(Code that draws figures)
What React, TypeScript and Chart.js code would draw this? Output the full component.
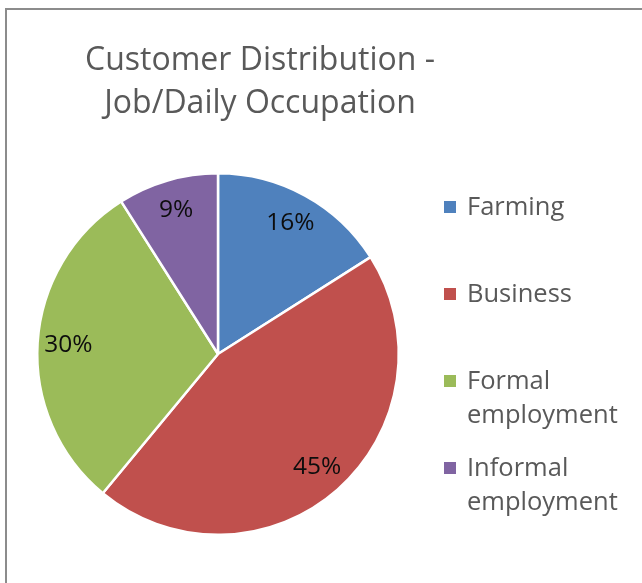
import React, { useEffect, useRef } from "react";
import { Chart, registerables } from "chart.js";

Chart.register(...registerables);

const categories = ["Farming", "Business", "Formal employment", "Informal employment"];
const legendLines = [["Farming"], ["Business"], ["Formal", "employment"], ["Informal", "employment"]];
const shares = [16, 45, 30, 9];
const sliceColors = ["#4F81BD", "#C0504D", "#9BBB59", "#8064A2"];
const titleLines = ["Customer Distribution -", "Job/Daily Occupation"];

const FONT = "'Open Sans', 'DejaVu Sans', sans-serif";

const framePlugin = {
  id: "frame",
  beforeDraw(chart: any) {
    const ctx = chart.ctx;
    ctx.save();
    ctx.fillStyle = "#ffffff";
    ctx.fillRect(0, 0, chart.width, chart.height);
    ctx.strokeStyle = "#8c8c8c";
    ctx.lineWidth = 2;
    ctx.beginPath();
    ctx.moveTo(6, chart.height + 2);
    ctx.lineTo(6, 9);
    ctx.lineTo(chart.width + 2, 9);
    ctx.stroke();
    ctx.restore();
  },
};

const titlePlugin = {
  id: "customTitle",
  afterDraw(chart: any) {
    const ctx = chart.ctx;
    ctx.save();
    ctx.font = `32px ${FONT}`;
    ctx.fillStyle = "#595959";
    ctx.textAlign = "center";
    ctx.textBaseline = "middle";
    titleLines.forEach((t, i) => ctx.fillText(t, 260, 61 + i * 43));
    ctx.restore();
  },
};

const sliceLabelPlugin = {
  id: "sliceLabels",
  afterDatasetsDraw(chart: any) {
    const ctx = chart.ctx;
    const meta = chart.getDatasetMeta(0);
    const data = chart.data.datasets[0].data as number[];
    ctx.save();
    ctx.font = `24.5px ${FONT}`;
    ctx.fillStyle = "#0d0d0d";
    ctx.textAlign = "center";
    ctx.textBaseline = "middle";
    meta.data.forEach((arc: any, i: number) => {
      const { x, y, startAngle, endAngle, outerRadius } = arc.getProps(
        ["x", "y", "startAngle", "endAngle", "outerRadius"],
        true
      );
      const mid = (startAngle + endAngle) / 2;
      const r = outerRadius * 0.83;
      ctx.fillText(`${data[i]}%`, x + Math.cos(mid) * r, y + Math.sin(mid) * r);
    });
    ctx.restore();
  },
};

const legendPlugin = {
  id: "customLegend",
  afterDraw(chart: any) {
    const ctx = chart.ctx;
    const colors = chart.data.datasets[0].backgroundColor as string[];
    ctx.save();
    ctx.font = `25.5px ${FONT}`;
    ctx.textAlign = "left";
    ctx.textBaseline = "middle";
    legendLines.forEach((lines, i) => {
      const y0 = 207 + i * 87;
      ctx.fillStyle = colors[i];
      ctx.fillRect(444, y0 - 6, 12, 12);
      ctx.fillStyle = "#595959";
      lines.forEach((ln, j) => ctx.fillText(ln, 467, y0 + 1 + j * 34));
    });
    ctx.restore();
  },
};

export default function App() {
  const ref = useRef<HTMLCanvasElement | null>(null);
  useEffect(() => {
    if (!ref.current) return;
    const chart = new Chart(ref.current, {
      type: "pie",
      data: {
        labels: categories,
        datasets: [
          {
            data: shares,
            backgroundColor: sliceColors,
            borderColor: "#ffffff",
            borderWidth: 2.5,
          },
        ],
      },
      options: {
        responsive: false,
        animation: false,
        layout: { padding: { left: 36, right: 242, top: 172, bottom: 47 } },
        plugins: {
          legend: { display: false },
          title: { display: false },
          tooltip: { enabled: false },
        },
      },
      plugins: [framePlugin, titlePlugin, sliceLabelPlugin, legendPlugin],
    });
    return () => chart.destroy();
  }, []);
  return (
    <div style={{ position: "fixed", left: 0, top: 0, width: 642, height: 583, overflow: "hidden", background: "#fff" }}>
      <canvas ref={ref} width={642} height={583} style={{ display: "block" }} />
    </div>
  );
}
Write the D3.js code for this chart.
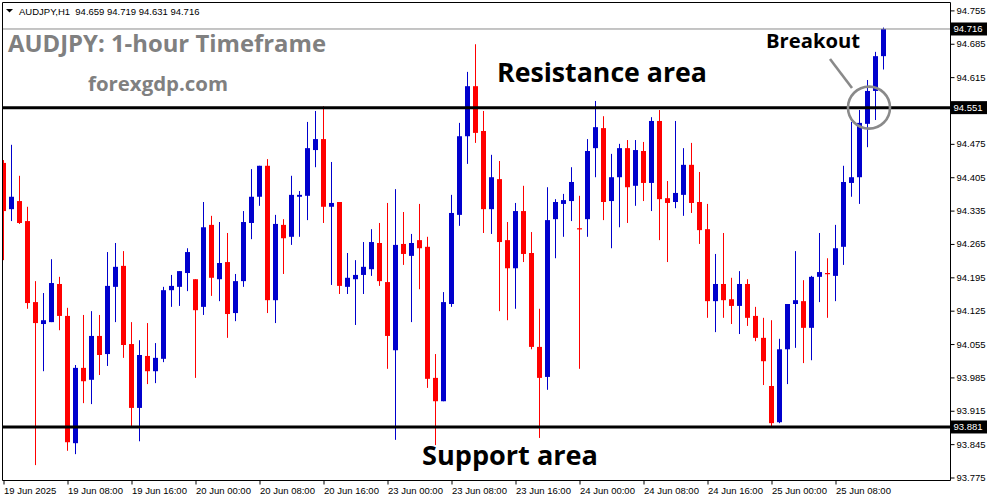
<!DOCTYPE html>
<html><head><meta charset="utf-8">
<script src="https://cdn.jsdelivr.net/npm/d3@7"></script>
<style>html,body{margin:0;padding:0;background:#fff;} svg{display:block;}</style>
</head><body>
<svg id="c" width="991" height="501"></svg>
<script>
// ---- data ----
const timeLabels = ["19 Jun 2025","19 Jun 08:00","19 Jun 16:00","20 Jun 00:00","20 Jun 08:00","20 Jun 16:00","23 Jun 00:00","23 Jun 08:00","23 Jun 16:00","24 Jun 00:00","24 Jun 08:00","24 Jun 16:00","25 Jun 00:00","25 Jun 08:00"];
const timeTickIndex = [0,8,16,24,32,40,48,56,64,72,80,88,96,104];
const priceTicks = [94.755,94.685,94.615,94.545,94.475,94.405,94.335,94.265,94.195,94.125,94.055,93.985,93.915,93.845,93.775];

const opens = [94.435,94.338,94.355,94.313,94.143,94.097,94.101,94.181,94.114,93.847,
94.005,93.980,94.072,94.034,94.175,94.219,94.055,93.921,94.030,93.998,
94.024,94.168,94.175,94.204,94.191,94.133,94.305,94.191,94.227,94.120,
94.187,94.309,94.364,94.429,94.147,94.305,94.280,94.364,94.366,94.462,
94.485,94.343,94.353,94.175,94.191,94.200,94.212,94.267,94.185,94.042,
94.265,94.240,94.273,94.259,93.984,93.935,94.139,94.326,94.491,94.596,
94.502,94.338,94.401,94.273,94.214,94.334,94.246,94.049,93.986,94.317,
94.349,94.355,94.298,94.317,94.466,94.508,94.355,94.405,94.466,94.387,
94.460,94.393,94.523,94.361,94.353,94.368,94.431,94.353,94.296,94.145,
94.181,94.149,94.135,94.181,94.114,94.068,93.967,93.891,94.044,94.139,
94.145,94.089,94.196,94.204,94.198,94.259,94.393,94.405,94.517,94.586,
94.659];
const highs = [94.441,94.473,94.408,94.343,94.187,94.162,94.233,94.196,94.131,94.011,
94.116,94.124,94.116,94.248,94.267,94.250,94.101,94.063,94.099,94.057,
94.175,94.200,94.208,94.256,94.191,94.353,94.324,94.311,94.288,94.202,
94.334,94.422,94.429,94.443,94.326,94.317,94.408,94.376,94.521,94.544,
94.554,94.437,94.353,94.246,94.231,94.269,94.296,94.309,94.351,94.380,
94.332,94.286,94.349,94.280,94.034,94.164,94.368,94.519,94.626,94.684,
94.544,94.452,94.439,94.311,94.351,94.387,94.290,94.129,94.384,94.359,
94.370,94.426,94.366,94.485,94.565,94.533,94.454,94.475,94.483,94.483,
94.479,94.531,94.546,94.397,94.523,94.466,94.477,94.416,94.349,94.244,
94.288,94.194,94.208,94.191,94.133,94.110,94.105,94.066,94.139,94.250,
94.189,94.198,94.288,94.235,94.305,94.429,94.521,94.546,94.609,94.668,
94.719];
const lows = [94.231,94.313,94.307,94.129,93.801,93.998,94.101,94.084,93.831,93.824,
93.931,93.929,93.990,94.009,94.101,94.026,93.881,93.851,93.971,93.973,
94.017,94.133,94.135,94.166,93.984,94.116,94.156,94.145,94.068,94.103,
94.175,94.275,94.345,94.120,94.099,94.202,94.263,94.280,94.315,94.426,
94.309,94.179,94.160,94.160,94.095,94.160,94.198,94.177,94.003,93.854,
94.221,94.101,94.170,93.963,93.843,93.935,94.133,94.303,94.433,94.477,
94.288,94.286,94.124,94.105,94.129,94.227,94.044,93.858,93.959,94.235,
94.280,94.313,94.003,94.280,94.405,94.315,94.256,94.300,94.309,94.345,
94.355,94.334,94.273,94.227,94.340,94.324,94.330,94.265,94.110,94.080,
94.110,94.097,94.076,94.093,94.061,93.969,93.883,93.889,93.971,94.047,
94.015,94.021,94.143,94.110,94.145,94.221,94.364,94.349,94.468,94.525,
94.631];
const closes = [94.334,94.364,94.309,94.141,94.099,94.105,94.183,94.114,93.849,94.005,
93.977,94.072,94.032,94.177,94.217,94.053,93.921,94.032,93.998,94.026,
94.168,94.177,94.208,94.248,94.126,94.300,94.194,94.225,94.118,94.187,
94.311,94.364,94.429,94.147,94.307,94.277,94.368,94.368,94.466,94.485,
94.343,94.351,94.177,94.194,94.200,94.217,94.269,94.187,94.072,94.263,
94.244,94.267,94.256,93.982,93.935,94.143,94.330,94.491,94.596,94.498,
94.338,94.405,94.269,94.214,94.334,94.244,94.049,93.984,94.315,94.353,
94.357,94.395,94.296,94.460,94.510,94.353,94.405,94.466,94.384,94.462,
94.393,94.523,94.359,94.351,94.372,94.431,94.351,94.294,94.145,94.181,
94.147,94.135,94.181,94.110,94.068,94.019,93.889,94.044,94.139,94.147,
94.089,94.196,94.206,94.202,94.256,94.395,94.405,94.519,94.586,94.659,
94.716];

const resistanceLevel = 94.551;
const supportLevel = 93.881;
const lastPrice = 94.716;
const headerText = "AUDJPY,H1  94.659 94.719 94.631 94.716";
const titleText = "AUDJPY: 1-hour Timeframe";
const siteText = "forexgdp.com";

// ---- drawing ----
const svg = d3.select("#c");
const frame = {left: 2, top: 2, right: 950, bottom: 480};
const y = d3.scaleLinear().domain([93.775, 94.755]).range([477.5, 10.4]);
const x = d3.scaleLinear().domain([0, opens.length - 1]).range([3.5, 883.5]);
const UP = "#0000cd", DOWN = "#ff0000";
const axisFont = "'Liberation Sans', Arial, sans-serif";

svg.append("rect").attr("width", 991).attr("height", 501).attr("fill", "#fff");

svg.append("defs").append("clipPath").attr("id", "plotclip")
  .append("rect").attr("x", frame.left + 0.5).attr("y", frame.top + 0.5)
  .attr("width", frame.right - frame.left - 0.5).attr("height", frame.bottom - frame.top - 0.5);

const plot = svg.append("g").attr("clip-path", "url(#plotclip)");

const candles = d3.range(opens.length).map(i => ({
  i, o: opens[i], h: highs[i], l: lows[i], c: closes[i]
}));

const cg = plot.append("g").selectAll("g").data(candles).join("g");
cg.append("line")
  .attr("x1", d => x(d.i)).attr("x2", d => x(d.i))
  .attr("y1", d => y(d.h)).attr("y2", d => y(d.l))
  .attr("stroke", d => d.c >= d.o ? UP : DOWN).attr("stroke-width", 1);
cg.append("rect")
  .attr("x", d => x(d.i) - 2.5)
  .attr("y", d => y(Math.max(d.o, d.c)))
  .attr("width", 5)
  .attr("height", d => Math.max(1.2, Math.abs(y(d.o) - y(d.c))))
  .attr("fill", d => d.c >= d.o ? UP : DOWN);

// level lines
plot.append("line").attr("x1", frame.left).attr("x2", frame.right)
  .attr("y1", y(lastPrice)).attr("y2", y(lastPrice))
  .attr("stroke", "#8a8a8a").attr("stroke-width", 1);
[resistanceLevel, supportLevel].forEach(v => {
  plot.append("line").attr("x1", frame.left).attr("x2", frame.right)
    .attr("y1", y(v)).attr("y2", y(v))
    .attr("stroke", "#000").attr("stroke-width", 3);
});

// frame
svg.append("path")
  .attr("d", `M${frame.right + 0.5},${frame.top + 0.5} H${frame.left + 0.5} V${frame.bottom + 0.5} H${frame.right + 0.5} Z`)
  .attr("fill", "none").attr("stroke", "#000").attr("stroke-width", 1);

// price axis
const yAxis = d3.axisRight(y).tickValues(priceTicks).tickSize(4).tickPadding(2)
  .tickFormat(d3.format(".3f"));
const ya = svg.append("g").attr("transform", `translate(${frame.right + 0.5},0)`).call(yAxis);
ya.select(".domain").remove();
ya.selectAll("text").attr("font-family", axisFont).attr("font-size", 9.5).attr("fill", "#000");
ya.selectAll("line").attr("stroke", "#000");

// time axis
const xAxis = d3.axisBottom(x).tickValues(timeTickIndex).tickSize(4).tickPadding(3)
  .tickFormat((d, i) => timeLabels[i]);
const xa = svg.append("g").attr("transform", `translate(0,${frame.bottom + 0.5})`).call(xAxis);
xa.select(".domain").remove();
xa.selectAll("text").attr("font-family", axisFont).attr("font-size", 9.5).attr("fill", "#000")
  .attr("text-anchor", "start").attr("x", 0);
xa.selectAll("line").attr("stroke", "#000");

// price marker boxes
[lastPrice, resistanceLevel, supportLevel].forEach(v => {
  const g = svg.append("g").attr("transform", `translate(${frame.right + 1},${y(v)})`);
  g.append("rect").attr("x", 0).attr("y", -6.5).attr("width", 36).attr("height", 13).attr("fill", "#000");
  g.append("text").attr("x", 2.5).attr("dy", "0.34em").text(d3.format(".3f")(v))
    .attr("font-family", axisFont).attr("font-size", 9.5).attr("fill", "#fff");
});

// header
svg.append("path").attr("d", "M6,9 L13,9 L9.5,12.5 Z").attr("fill", "#000");
svg.append("text").attr("x", 19).attr("y", 14.5).text(headerText)
  .attr("font-family", axisFont).attr("font-size", 9.5).attr("fill", "#000")
  .attr("xml:space", "preserve").style("white-space", "pre");

// titles
svg.append("text").attr("x", 8).attr("y", 52).text(titleText)
  .attr("font-family", "'Open Sans', sans-serif").attr("font-weight", 700).attr("font-size", 23)
  .attr("fill", "#808080").attr("textLength", 318).attr("lengthAdjust", "spacingAndGlyphs");
svg.append("text").attr("x", 88).attr("y", 91).text(siteText)
  .attr("font-family", "'Open Sans', sans-serif").attr("font-weight", 700).attr("font-size", 20)
  .attr("fill", "#808080").attr("textLength", 140).attr("lengthAdjust", "spacingAndGlyphs");

const labelFont = "'Open Sans', sans-serif";
svg.append("text").attr("x", 497).attr("y", 82).text("Resistance area")
  .attr("font-family", labelFont).attr("font-weight", 700).attr("font-size", 27)
  .attr("fill", "#000").attr("textLength", 210).attr("lengthAdjust", "spacingAndGlyphs");
svg.append("text").attr("x", 422).attr("y", 465).text("Support area")
  .attr("font-family", labelFont).attr("font-weight", 700).attr("font-size", 27)
  .attr("fill", "#000").attr("textLength", 176).attr("lengthAdjust", "spacingAndGlyphs");
svg.append("text").attr("x", 766).attr("y", 48).text("Breakout")
  .attr("font-family", labelFont).attr("font-weight", 700).attr("font-size", 20)
  .attr("fill", "#000").attr("textLength", 94).attr("lengthAdjust", "spacingAndGlyphs");

// breakout pointer
svg.append("line").attr("x1", 830).attr("y1", 59).attr("x2", 852).attr("y2", 88)
  .attr("stroke", "#8a8a8a").attr("stroke-width", 2.6);
svg.append("circle").attr("cx", x(opens.length - 3) + 1.5).attr("cy", y(resistanceLevel))
  .attr("r", 21).attr("fill", "none").attr("stroke", "#8a8a8a").attr("stroke-width", 2.6);
</script>
</body></html>
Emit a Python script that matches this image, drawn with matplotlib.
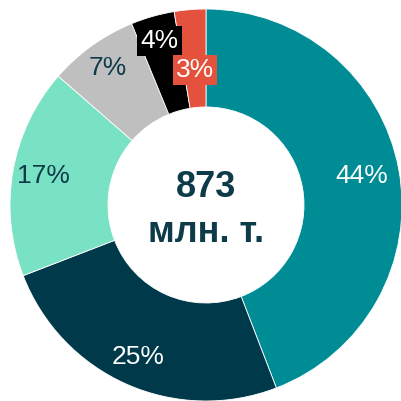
import numpy as np
import matplotlib.pyplot as plt

plt.rcParams['font.family'] = ['Liberation Sans', 'DejaVu Sans']

# доли (%), по часовой стрелке от верха
shares = [44.2, 25.0, 17.3, 7.4, 3.6, 2.6]
labels = ['44%', '25%', '17%', '7%', '4%', '3%']
colors = ['#008C95', '#003A4A', '#7AE2C4', '#BFBFBF', '#000000', '#E4513C']
text_colors = ['white', 'white', '#0D3B4A', '#0D3B4A', 'white', 'white']
boxed = [False, False, False, False, True, True]
label_r = [0.81, 0.85, 0.84, 0.86, 0.87, 0.69]  # положение подписи (доля радиуса)
total_txt = '873\nмлн. т.'

fig = plt.figure(figsize=(4.02, 4.01), dpi=100)
ax = fig.add_axes([0, 0, 1, 1])

cx, cy, R = 206, 401 - 205, 196
wedges, _ = ax.pie(shares, colors=colors, startangle=90, counterclock=False,
                   center=(cx, cy), radius=R,
                   wedgeprops=dict(width=R * 0.5, edgecolor='white', linewidth=0.6))

for w, lab, tc, bx, fr in zip(wedges, labels, text_colors, boxed, label_r):
    ang = np.deg2rad((w.theta1 + w.theta2) / 2)
    x = cx + fr * R * np.cos(ang)
    y = cy + fr * R * np.sin(ang)
    kw = {}
    if bx:
        kw['bbox'] = dict(facecolor=w.get_facecolor(), edgecolor='none', pad=2.2)
    ax.text(x, y, lab, color=tc, fontsize=19, ha='center', va='center', **kw)

ax.text(cx, cy - 5, total_txt, color='#0D3B4A', fontsize=26, fontweight='bold',
        ha='center', va='center', linespacing=1.4)

ax.set_xlim(0, 402)
ax.set_ylim(0, 401)
ax.set_aspect('equal')
ax.axis('off')

fig.savefig('out.png', dpi=100)
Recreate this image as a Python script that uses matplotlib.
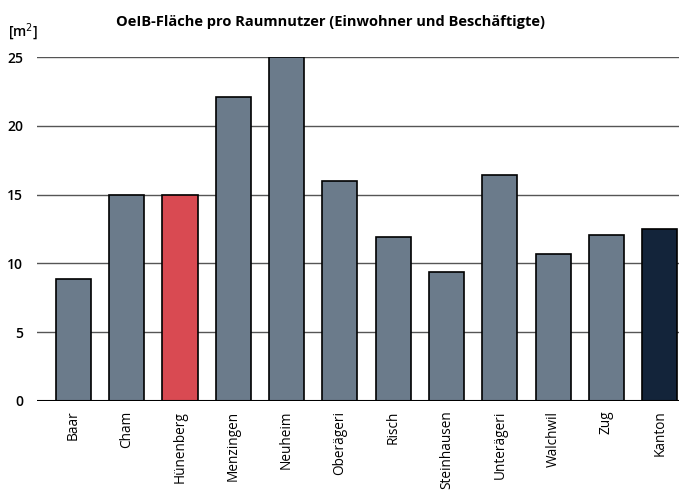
import matplotlib.pyplot as plt

plt.rcParams['font.family'] = ['Open Sans', 'DejaVu Sans']

# Gemeinden und OeIB-Fläche pro Raumnutzer [m2]
gemeinden = ['Baar', 'Cham', 'Hünenberg', 'Menzingen', 'Neuheim', 'Oberägeri',
             'Risch', 'Steinhausen', 'Unterägeri', 'Walchwil', 'Zug', 'Kanton']
flaeche = [8.9, 15.0, 15.0, 22.1, 25.0, 16.0, 11.9, 9.4, 16.4, 10.7, 12.1, 12.5]

grau = '#6b7b8b'
farben = [grau] * len(gemeinden)
farben[2] = '#d94a52'   # Hünenberg
farben[-1] = '#13243a'  # Kanton

fig = plt.figure(figsize=(6.79, 4.92), dpi=100)
ax = fig.add_axes([0.0545, 0.185, 0.9455, 0.699])

x = range(len(gemeinden))
ax.bar(x, flaeche, width=0.66, color=farben, edgecolor='black', linewidth=1.2, zorder=3)

ax.set_ylim(0, 25)
ax.set_xlim(-0.68, 11.36)
ax.set_yticks([0, 5, 10, 15, 20, 25])
ax.yaxis.grid(True, color='#555555', linewidth=1.0, zorder=0)
ax.axhline(0, color='black', linewidth=1.5, zorder=4)

for s in ax.spines.values():
    s.set_visible(False)
ax.tick_params(axis='both', length=0)
ax.tick_params(axis='y', pad=10, labelsize=10)
ax.tick_params(axis='x', pad=7, labelsize=9.8)
ax.set_xticks(list(x))
ax.set_xticklabels(gemeinden, rotation=90)
for t in ax.get_yticklabels():
    t.set_fontweight('semibold')

fig.text(0.487, 0.955, 'OeIB-Fläche pro Raumnutzer (Einwohner und Beschäftigte)',
         ha='center', va='center', fontsize=10.5, fontweight='bold')
fig.text(0.012, 0.935, '[m$^2$]', ha='left', va='center', fontsize=10, fontweight='semibold')

fig.savefig('out.png', dpi=100)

### Brief
Pictures stay out: repeat exactly only the lines from the one with "Recreate this image" through the one with "farben[-1] = '#13243a'".

### Full response
Recreate this image as a Python script that uses matplotlib.
import matplotlib.pyplot as plt

plt.rcParams['font.family'] = ['Open Sans', 'DejaVu Sans']

# Gemeinden und OeIB-Fläche pro Raumnutzer [m2]
gemeinden = ['Baar', 'Cham', 'Hünenberg', 'Menzingen', 'Neuheim', 'Oberägeri',
             'Risch', 'Steinhausen', 'Unterägeri', 'Walchwil', 'Zug', 'Kanton']
flaeche = [8.9, 15.0, 15.0, 22.1, 25.0, 16.0, 11.9, 9.4, 16.4, 10.7, 12.1, 12.5]

grau = '#6b7b8b'
farben = [grau] * len(gemeinden)
farben[2] = '#d94a52'   # Hünenberg
farben[-1] = '#13243a'  # Kanton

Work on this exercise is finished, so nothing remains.